The following post was adapted from an article in the January/February 2006 Library of Virginia newsletter and additional research on the topic by Jennifer Davis McDaid.

Today is Administrative Professionals Day, and anyone who works in an office setting knows the critical role that administrative personnel play on a day-to-day basis. Were it not for them, a great deal of progress would come to a screeching halt. In that spirit, we look back at another group of assistants who were responsible for considerable advancement at the Virginia State Library (now the Library of Virginia).

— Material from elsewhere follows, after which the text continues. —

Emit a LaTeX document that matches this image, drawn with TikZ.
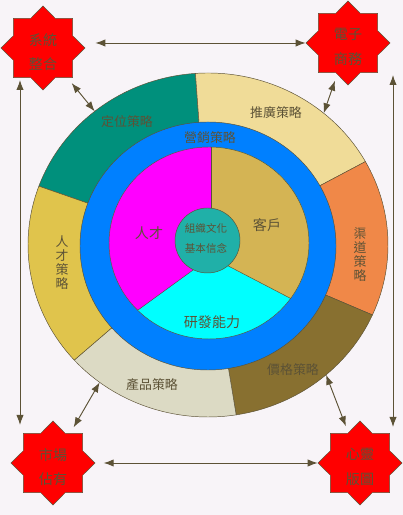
\documentclass[tikz,border=0pt]{standalone}
\usepackage{fontspec}
\setmainfont{Noto Sans CJK TC}
\usetikzlibrary{shapes.geometric,arrows.meta}
\definecolor{bgpink}{RGB}{248,244,248}
\definecolor{inkbrown}{RGB}{92,82,54}
\definecolor{dingwei}{RGB}{0,144,124}
\definecolor{tuiguang}{RGB}{240,220,152}
\definecolor{qudao}{RGB}{240,136,72}
\definecolor{jiage}{RGB}{136,112,48}
\definecolor{chanpin}{RGB}{220,218,196}
\definecolor{rencai}{RGB}{224,196,76}
\definecolor{ringblue}{RGB}{0,128,255}
\definecolor{kehu}{RGB}{212,180,84}
\definecolor{coreteal}{RGB}{32,176,168}
\definecolor{piemagenta}{RGB}{255,0,255}
\definecolor{piecyan}{RGB}{0,255,255}
\definecolor{starred}{RGB}{255,0,0}
\begin{document}
\begin{tikzpicture}[x=0.03cm,y=0.03cm,
    biarrow/.style={draw=inkbrown,line width=0.8pt,{Latex[length=0.3cm,width=0.22cm]}-{Latex[length=0.3cm,width=0.22cm]}},
    starbox/.style={star,star points=8,star point ratio=1.31,minimum size=2.52cm,inner sep=0pt,fill=starred,draw=inkbrown,line width=0.4pt},
    starlbl/.style={text=inkbrown,align=center,font=\fontsize{12}{21}\selectfont,yshift=-0.12cm},
    lbl/.style={text=inkbrown,inner sep=0pt,font=\fontsize{11}{13}\selectfont},
    vlbl/.style={lbl,align=center,font=\fontsize{11}{12}\selectfont}]
    %% background
    \fill[bgpink] (0,0) rectangle (403,515);
    \useasboundingbox (0,0) rectangle (403,515);
    %% outer ring
    \coordinate (c1) at (208,270);
    \foreach \a/\b/\col in {94/160/dingwei,29/94/tuiguang,-24/29/qudao,-81/-24/jiage,222/279/chanpin,160/222/rencai}
        \filldraw[fill=\col,draw=inkbrown,line width=0.4pt] (c1) -- ++(\a:180 and 172) arc[start angle=\a,end angle=\b,x radius=180,y radius=172] -- cycle;
    %% blue ring
    \filldraw[fill=ringblue,draw=inkbrown,line width=0.4pt] (208,269) ellipse[x radius=128,y radius=124];
    %% inner pie
    \coordinate (p) at (211,258);
    \begin{scope}
        \clip (209,272) ellipse[x radius=100,y radius=96];
        \fill[piecyan] (100,150) rectangle (320,380);
        \fill[piemagenta] (p) -- ++(216:200) -- (40,420) -- (211,420) -- cycle;
        \fill[kehu] (p) -- ++(-27.5:220) -- (400,420) -- (211,420) -- cycle;
        \draw[inkbrown,line width=0.4pt] (p) -- ++(90:150);
        \draw[inkbrown,line width=0.4pt] (p) -- ++(216:150);
        \draw[inkbrown,line width=0.4pt] (p) -- ++(-27.5:150);
    \end{scope}
    \draw[inkbrown,line width=0.4pt] (209,272) ellipse[x radius=100,y radius=96];
    %% core
    \filldraw[fill=coreteal,draw=inkbrown,line width=0.4pt] (207.5,274.5) circle (32.5);
    %% labels
    \node[lbl] (dw) at (127,393) {定位策略};
    \node[lbl] (tg) at (276,402) {推廣策略};
    \node[vlbl] (qd) at (360,260) {渠\\道\\策\\略};
    \node[lbl] (jg) at (293,145) {價格策略};
    \node[lbl] (cp) at (152,130) {產品策略};
    \node[vlbl] (rc) at (62,252) {人\\才\\策\\略};
    \node[lbl] (yx) at (210,377) {營銷策略};
    \node[lbl,font=\fontsize{12}{14}\selectfont] (rcin) at (149,282) {人才};
    \node[lbl,font=\fontsize{12}{14}\selectfont] (kh) at (267,290) {客戶};
    \node[lbl,font=\fontsize{12}{14}\selectfont] (yf) at (212,193) {研發能力};
    \node[lbl,font=\fontsize{9}{11}\selectfont] (zz) at (206,287) {組織文化};
    \node[lbl,font=\fontsize{9}{11}\selectfont] (jb) at (206,267) {基本信念};
    %% stars
    \node[starbox,label={[starlbl]center:系統\\整合}] (tl) at (43,467) {};
    \node[starbox,label={[starlbl]center:電子\\商務}] (tr) at (348,472) {};
    \node[starbox,label={[starlbl]center:市場\\佔有}] (bl) at (53,52) {};
    \node[starbox,label={[starlbl]center:心靈\\版圖}] (br) at (360,52) {};
    %% arrows
    \draw[biarrow,shorten >=0.3cm] (tr.west) -- (tr.west -| tl.east);
    \draw[biarrow,shorten <=0.25cm] (bl.east) -- (bl.east -| br.west);
    \coordinate (ltop) at (20,435);
    \coordinate (lbot) at (20,90);
    \coordinate (rtop) at (393,440);
    \coordinate (rbot) at (393,88);
    \draw[biarrow] (ltop) -- (lbot);
    \draw[biarrow] (rtop) -- (rbot);
    \path (c1) ++(129:180 and 172) coordinate (rtl);
    \path (c1) ++(50:180 and 172) coordinate (rtr);
    \path (c1) ++(233:180 and 172) coordinate (rbl);
    \path (c1) ++(-49:180 and 172) coordinate (rbr);
    \draw[biarrow,shorten <=0.2cm] (tl) -- (rtl);
    \draw[biarrow,shorten <=0.2cm] (tr) -- (rtr);
    \draw[biarrow,shorten <=0.2cm] (bl) -- (rbl);
    \draw[biarrow,shorten <=0.2cm] (br) -- (rbr);
\end{tikzpicture}
\end{document}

Morgan P. Robinson, an organized and fastidious man, became Virginia’s first state archivist in 1918. Shortly after becoming the chief of the Archives Department in 1915, Robinson launched an innovative collaboration with Westhampton College (a women’s liberal arts undergraduate institution that merged with Richmond College in 1920 to become the University of Richmond). Juniors and seniors studying American history could work as archival apprentices at the Virginia State Library. The archives desperately needed the help and the students benefited from the practical experience.

The assistants served without pay, but earned history credit for their two hours a week. Beginning with just two students in 1916, the program had 12 enrolled in 1917-1918, and 21 by 1920. Mr. Robinson insisted on two rules: the women had to wear “a full apron up to the throat, down over the cuffs, and over the hem of the skirt” (to prevent the complaints of parents distressed by how dirty the work was), and that each student perform her own reference work. The goal of the latter was to familiarize each apprentice with the relevant sources and requisite problem-solving required along the way.

“A confused mass of petitions to the General Assembly” vexed the first two cohorts. Later classes tackled the Executive Papers and personal property tax books. Under Robinson’s tutelage, each class trained in careful research and the basics of handling and arranging documents. The state archivist was a keen supporter of access to public records by all and this belief underlay his development of the apprentice program.

In a February 1920 article on the program in The Historical Outlook, Robinson called the archives “Virginia’s Historical Laboratory.” By processing “unworked papers,” he said, the apprentices would make records “accessible to the modern historian as rapidly as possible.” By working with original materials, students learned the basics of the archival trade and acquired “first-hand information as the means and the methods of the writing of history.”

Later cohorts of student archival assistants included men from the University of Richmond and undergraduates from Randolph-Macon College. By 1924, unfortunately, growing workloads for the state archivist and his staff precluded their supervision of the apprentice program. A temporary halt put in place at the time proved to be permanent.

Many researchers and archivists who have followed behind these “ladies of unusual interest and abilities” owe them a debt of gratitude for their diligent and capable work.